What are some possible ways to attempt to balance the load when handling multiple shards?
Does sharding benefit performance or reliability?
How does master-slave replication work? Where can reads/writes happen?
How does peer-to-peer replication work? Where can reads/writes happen?
What use-cases is master-slave replication suitable for?
What use-cases is peer-to-peer replication suitable for?
What are main differences between master-slave replication and peer-to-peer replication?
How can peer-to-per replication avoid inconsistent writes?

Notes

We discuss here the various possibilities when it comes to expanding our database capabilities by using multiple servers.

Replication vs Sharding

First of all there are two orthogonal approaches to server expansion. We can have both in place, or just one, or neither.

Sharding

Sharded database servers each contain a part of the overall data, i.e. they store different data on separate nodes. This division could be either via storing different tables, or more likely storing different rows for each table. For example in our evaluations database we may have a different shard for each academic department or each year. Sharding works great when the different queries performed each only need to talk to one shard. But it breaks down when for instance joins need to be performed across multiple shards.

Sharding works well with an aggregate-oriented approach, where different aggregates can be stored on different shards.

Replication

Replicated servers contain identical copies of the entire database. They are in that sense like "mirrors". Having multiple identical copies means that multiple queries can be served at the same time, but it also means that some amount of synchronization needs to be in place to keep the different replicas in sync.

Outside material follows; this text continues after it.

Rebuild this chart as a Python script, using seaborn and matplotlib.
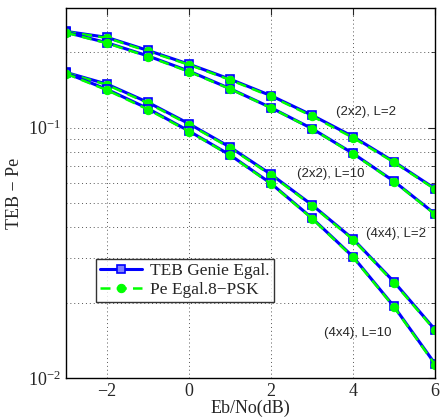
import numpy as np
import pandas as pd
import seaborn as sns
import matplotlib.pyplot as plt
import matplotlib.ticker as ticker

# Eb/No axis (dB)
ebno = [-3, -2, -1, 0, 1, 2, 3, 4, 5, 6]

# TEB Genie Egal. (blue squares) per configuration
teb_2x2_L2 = [0.242, 0.229, 0.203, 0.179, 0.156, 0.134, 0.112, 0.092, 0.0730, 0.0570]
teb_2x2_L10 = [0.240, 0.218, 0.193, 0.168, 0.143, 0.120, 0.0990, 0.0788, 0.0610, 0.0452]
teb_4x4_L2 = [0.166, 0.149, 0.126, 0.1035, 0.0835, 0.0650, 0.0491, 0.0359, 0.0242, 0.0156]
teb_4x4_L10 = [0.165, 0.142, 0.119, 0.0968, 0.0777, 0.0598, 0.0435, 0.0305, 0.0193, 0.0114]

# Pe Egal.8-PSK (green circles)
pe_2x2_L2 = [0.241, 0.228, 0.2015, 0.178, 0.155, 0.133, 0.111, 0.091, 0.0726, 0.0567]
pe_2x2_L10 = [0.239, 0.217, 0.192, 0.167, 0.1425, 0.1197, 0.0988, 0.0785, 0.0608, 0.0450]
pe_4x4_L2 = [0.1655, 0.148, 0.125, 0.1028, 0.0830, 0.0646, 0.0488, 0.0357, 0.0240, 0.0155]
pe_4x4_L10 = [0.164, 0.141, 0.118, 0.0964, 0.0774, 0.0595, 0.0433, 0.0303, 0.0192, 0.0113]

labels = ["(2x2), L=2", "(2x2), L=10", "(4x4), L=2", "(4x4), L=10"]
label_x = [3.58, 2.64, 4.32, 3.29]
label_y = [0.1148, 0.0655, 0.0377, 0.0151]

teb_all = [teb_2x2_L2, teb_2x2_L10, teb_4x4_L2, teb_4x4_L10]
pe_all = [pe_2x2_L2, pe_2x2_L10, pe_4x4_L2, pe_4x4_L10]

sns.set_style("white")
plt.rcParams['font.family'] = ['Liberation Serif', 'DejaVu Serif']
plt.rcParams['mathtext.fontset'] = 'stix'

fig = plt.figure(figsize=(4.42, 4.20), dpi=100)
ax = fig.add_axes([66 / 442, 1 - 378 / 420, (435 - 66) / 442, (378 - 8) / 420])

for i in range(4):
    df = pd.DataFrame({"E": ebno, "teb": teb_all[i], "pe": pe_all[i]})
    sns.lineplot(x="E", y="teb", data=df, ax=ax, color='#0000ff', linewidth=2.2,
                 marker='s', markersize=6, mec='#0000ff', mfc='#8080ff', mew=1.2,
                 label='TEB Genie Egal.' if i == 0 else None)
    sns.lineplot(x="E", y="pe", data=df, ax=ax, color='#00ff00', linewidth=1.8,
                 linestyle=(0, (4, 2.5)), marker='o', markersize=6, mec='#00ff00',
                 mfc='#00ff00', label='Pe Egal.8\u2212PSK' if i == 0 else None)

for t, x, y in zip(labels, label_x, label_y):
    ax.text(x, y, t, fontsize=9.5, family='Liberation Sans', ha='left', va='center')

ax.set_yscale('log')
ax.set_xlim(-3, 6)
ax.set_ylim(0.01, 0.3)
ax.set_xticks([-2, 0, 2, 4, 6])
ax.xaxis.set_major_formatter(ticker.FuncFormatter(lambda v, p: f"{v:g}".replace('-', '\u2212')))
ax.yaxis.set_major_locator(ticker.LogLocator(base=10, numticks=5))
ax.yaxis.set_minor_locator(ticker.LogLocator(base=10, subs=np.arange(2, 10), numticks=20))
ax.yaxis.set_minor_formatter(ticker.NullFormatter())

ax.grid(True, which='major', axis='both', linestyle=(0, (1, 3)), color='#555555', linewidth=0.7)
ax.grid(True, which='minor', axis='y', linestyle=(0, (1, 3)), color='#555555', linewidth=0.7)

ax.tick_params(axis='both', which='both', direction='in', top=True, right=True, labelsize=13)
ax.tick_params(axis='both', which='major', length=5)
ax.tick_params(axis='y', which='minor', length=3)
for s in ax.spines.values():
    s.set_color('black')
    s.set_linewidth(1.0)

ax.set_xlabel("Eb/No(dB)", fontsize=13, labelpad=0)
ax.set_ylabel("TEB \u2212 Pe", fontsize=13, labelpad=4)

leg = ax.legend(loc='lower left', bbox_to_anchor=(0.08, 0.205), fontsize=12.5,
                frameon=True, fancybox=False, handlelength=2.4, borderpad=0.25,
                labelspacing=0.15, handletextpad=0.5, borderaxespad=0)
leg.get_frame().set_edgecolor('black')
leg.get_frame().set_linewidth(1.0)

fig.savefig("out.png", dpi=100)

Replication improves resilience, as the data is now stored on multiple nodes.

Master-Slave Replication

In a master-slave replication setup we have one server, considered the master. All writes happen on that server. There are also multiple slave servers, that receive updates from the master. Reads can happen from either the master or the slaves, so this system distributes reads well across multiple nodes. It is however still constrained by having writes happen in only one place.

This design offers read resilience. Even if one or more of the servers fails, the remaining servers can keep offering read access. This can help a lot with read-heavy applications, but will offer little benefit to write-intensive applications.

As the slaves are exact replicas of the master server, one of them can assume the role of the master in case the master fails. In fact most of the time you can simply create a set of nodes and have them automatically decide who would be the master.

There are some consistency issues that occur due to the delay in updating between master and slaves. We will discuss those later.

Peer-to-peer Replication

Peer-to-peer replication aims to address the fact that the master can be a severe bottleneck on master-slave replication setups. In a peer-to-peer replication setup the various nodes are all "equals". Any node can accept reads as well as writes, and they communicate these writes to each other.

The biggest advantage of this setup of course is its read and write resilience. One node's failure does not cause problems, as the remaining nodes can continue their work without losing a beat.

The biggest problem that arises is that of consistency. For example we may have conflicting write requests that come to different nodes, and then those nodes attempt to communicate those requests to the rest of the nodes. This could lead to considerable inconsistencies.

There are various ways to resolve this, that we will discuss in more details later. The most standard approach would be to have the replicas communicate their writes first before they "accept" them. Once a majority of the replicas has confirmed a write, it can now be considered as having been successfully performed and a response sent to the client. This requires a certain amount of network traffic in coordinating these writes.

This is a common tradeoff between consistency and availability, and we will return to it later.